22/04/2014
Putin: cittadinanza ai russi che vivono nelle repubbliche ex sovietiche
Mentre l’Ue e gli Stati Uniti impongono sanzioni alla Russia e ad alcuni esponenti dell’establishment di Mosca e il paese viene accerchiato militarmente da ovest, nord ed est da nuove truppe della Nato e degli Stati Uniti, il presidente Vladimir Putin risponde alzando l’asticella dello scontro e proiettando la propria egemonia al di fuori dei confini dello stato russo.
II presidente russo ha infatti approvato un emendamento alla legislazione in vigore in virtù della quale i russofoni e i russi che vivono nelle ex repubbliche sovietiche poi divenute indipendenti dopo lo sfaldamento dell’Urss nel 1991, potranno acquisire la cittadinanza russa con relativa facilità se ne faranno richiesta. Della svolta ha informato oggi lo stesso Cremlino. La norma velocizza la concessione della cittadinanza a tutti coloro che hanno avuto il russo come lingua materna e che hanno vissuto nei territori dell’Unione Sovietica o dell’antico Impero Russo ma al di fuori degli attuali confini di Mosca.
L’emendamento all’attuale legge in materia riduce anche i tempi e le difficoltà dell’iter, stabilendo che ogni richiesta deve essere necessariamente valutata entro tre mesi dalla presentazione. In caso di esito positivo, l’interessato deve rinunciare alla sua precedente cittadinanza ma è previsto che possa contare su alcuni programmi di prima accoglienza ed inserimento lavorativo.
Il presidente ha anche firmato una legge che esige a tutti i lavoratori immigrati che vogliano accedere al paese, tranne agli operai e ai tecnici altamente specializzati, che superino un esame di lingua russa. Inoltre, al momento di richiedere la residenza fissa, temporanea oppure il permesso di lavoro tutti gli stranieri dovranno presentare un certificato che ne attesti la conoscenza della lingua russa, così come delle leggi e della storia della Federazione Russa.

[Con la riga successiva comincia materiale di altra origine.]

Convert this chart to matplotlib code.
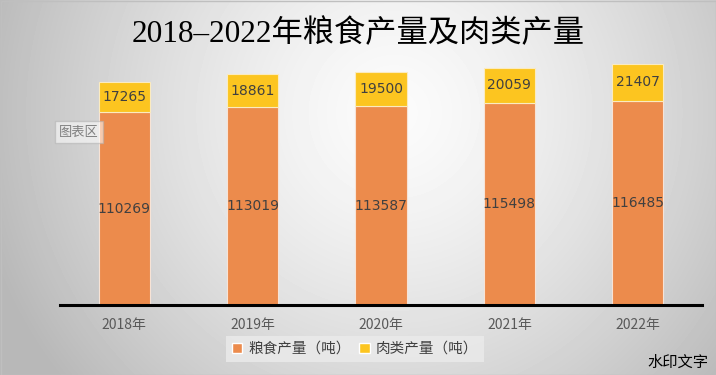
import matplotlib
matplotlib.use("Agg")
import matplotlib.pyplot as plt
import numpy as np
from matplotlib.patches import Patch

plt.rcParams["font.family"] = ["Noto Sans CJK SC", "DejaVu Sans"]

years = ["2018年", "2019年", "2020年", "2021年", "2022年"]
grain = [110269, 113019, 113587, 115498, 116485]
meat = [17265, 18861, 19500, 20059, 21407]

GRAIN_COLOUR = "#EC8B4C"
MEAT_COLOUR = "#FCC520"

W, H = 716, 375
fig = plt.figure(figsize=(W / 100, H / 100), dpi=100)

# radial grey background
bg = fig.add_axes([0, 0, 1, 1])
yy, xx = np.mgrid[0:H, 0:W]
r = np.sqrt(((xx - 0.55 * W) / (0.62 * W)) ** 2 + ((yy - 0.3 * H) / (0.62 * W)) ** 2)
shade = np.clip(0.985 - 0.28 * r ** 1.4, 0.72, 1.0)
bg.imshow(shade, cmap="gray", vmin=0, vmax=1, aspect="auto", extent=[0, W, H, 0])
bg.set_xlim(0, W)
bg.set_ylim(H, 0)
bg.axis("off")
bg.add_patch(plt.Rectangle((0.5, 0.5), W - 1, H - 1, fill=False, edgecolor="#BFBFBF", lw=1))

ax = fig.add_axes([60 / W, 70 / H, 642 / W, 245 / H])
ax.patch.set_alpha(0)
x = np.arange(len(years))
ax.bar(x, grain, width=0.4, color=GRAIN_COLOUR, edgecolor="#F7E3D6", linewidth=0.8, label="粮食产量（吨）")
ax.bar(x, meat, width=0.4, bottom=grain, color=MEAT_COLOUR, edgecolor="#FBEBC0", linewidth=0.8, label="肉类产量（吨）")

for i in range(len(years)):
    ax.text(x[i], grain[i] / 2, str(grain[i]), ha="center", va="center", fontsize=10,
            color="#404040", family="DejaVu Sans")
    ax.text(x[i], grain[i] + meat[i] / 2, str(meat[i]), ha="center", va="center", fontsize=10,
            color="#404040", family="DejaVu Sans")

ax.set_xlim(-0.5, 4.5)
ax.set_ylim(0, 140000)
ax.set_xticks(x)
ax.set_xticklabels(years, fontsize=10, color="#595959")
ax.tick_params(axis="x", length=0, pad=9)
ax.set_yticks([])
for s in ["top", "right", "left"]:
    ax.spines[s].set_visible(False)
ax.spines["bottom"].set_linewidth(2.2)
ax.spines["bottom"].set_color("black")

fig.text(358 / W, 1 - 34 / H, "2018–2022年粮食产量及肉类产量", ha="center", va="center",
         fontsize=22.5, fontweight="medium", family=["Liberation Serif", "Noto Sans CJK SC"], color="black")

handles = [Patch(facecolor=GRAIN_COLOUR, edgecolor="white"), Patch(facecolor=MEAT_COLOUR, edgecolor="white")]
leg = fig.legend(handles, ["粮食产量（吨）", "肉类产量（吨）"], loc="center",
                 bbox_to_anchor=(355 / W, 1 - 349 / H), ncol=2, frameon=True, fontsize=10.5,
                 handlelength=0.7, handleheight=0.7, handletextpad=0.4, columnspacing=0.6,
                 borderpad=0.4, fancybox=False)
leg.get_frame().set_facecolor("#EAEAEA")
leg.get_frame().set_edgecolor("none")
leg.get_frame().set_alpha(0.85)
for t in leg.get_texts():
    t.set_color("#404040")

# hover tooltip visible in the screenshot
fig.text(79 / W, 1 - 132 / H, "图表区", ha="center", va="center", fontsize=9.5, color="#808080",
         bbox=dict(boxstyle="square,pad=0.35", facecolor="white", alpha=0.55, edgecolor="#B0B0B0"))

fig.text(678 / W, 1 - 362 / H, "水印文字", ha="center", va="center", fontsize=11, color="black")

fig.savefig("out.png", dpi=100)
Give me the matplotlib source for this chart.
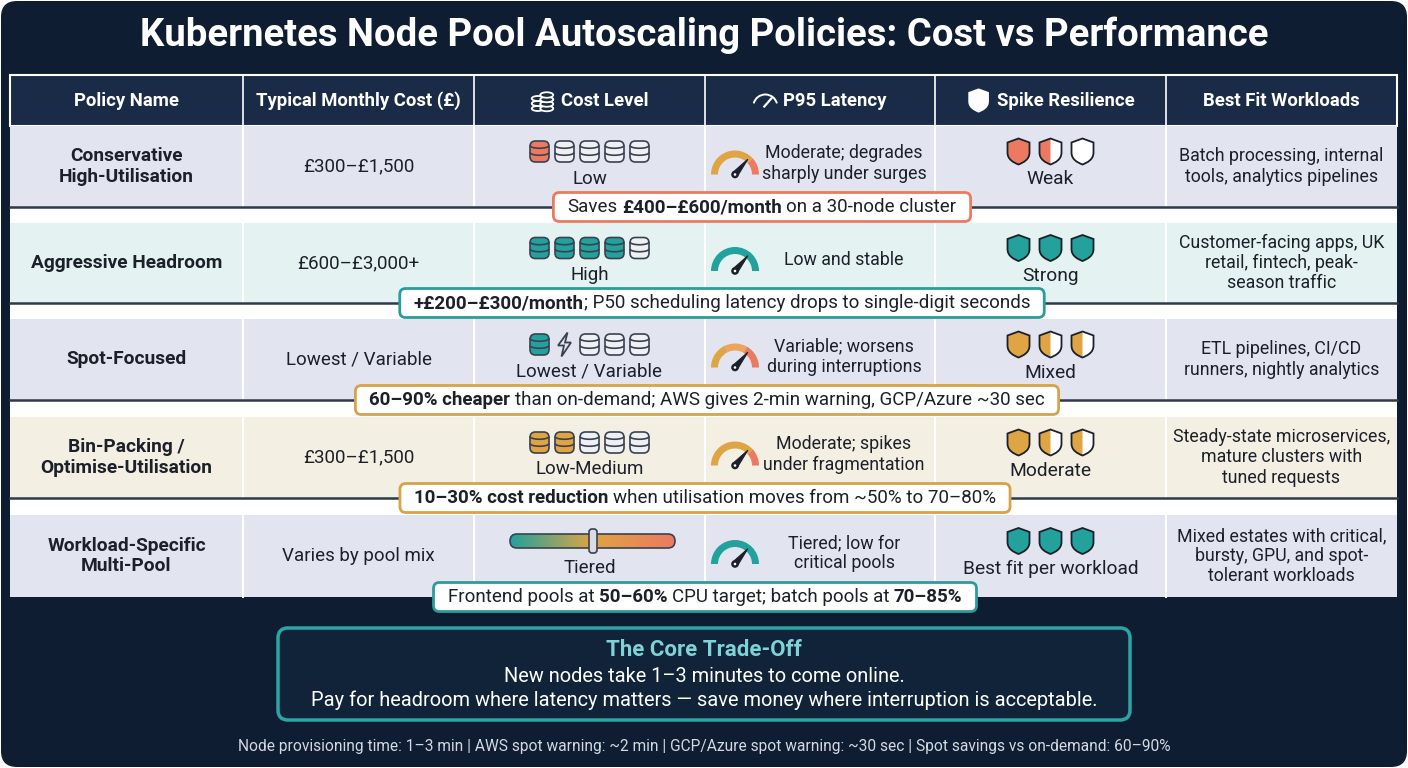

Una svolta che arriva dopo la sparatoria provocata da un gruppo di neonazisti di Pravyi Sektor a Bilbasivka, villaggio a pochi chilometri da Slaviansk, e in conseguenza della quale sono morti a Pasqua tre civili appartenenti alle Milizie Popolari del Donbass e due aggressori. Dopo l’aggressione contro i suoi uomini – dalla quale il governo di Kiev si è furbescamente dissociato – il sindaco di Slaviansk Viaceslav Ponomarev ha chiesto a Putin di inviare truppe “a protezione della popolazione locale russofona” o, se ciò non è possibile, armi perché – ha spiegato – “non ne abbiamo abbastanza mentre i militari ucraini hanno aerei e blindati”. Ponomarev ha inoltre decretato il coprifuoco in tutto il territorio dipendente dalla città di Slaviansk, a tempo indeterminato, da mezzanotte alle sei di mattina.
La svolta di Vladimir Putin di fatto internazionalizza il conflitto in corso dopo il golpe ucraino, facendo sentire ai governanti dei paesi ex sovietici che hanno aderito alla Nato, all’Ue e ai meccanismi di integrazione occidentali una forte pressione, tenendo conto che in alcuni paesi – come le Repubbliche Baltiche ma anche in Moldavia – vivono milioni di cittadini russi e russofoni, discriminati dai rispettivi governi e privati di molti diritti politici e civili.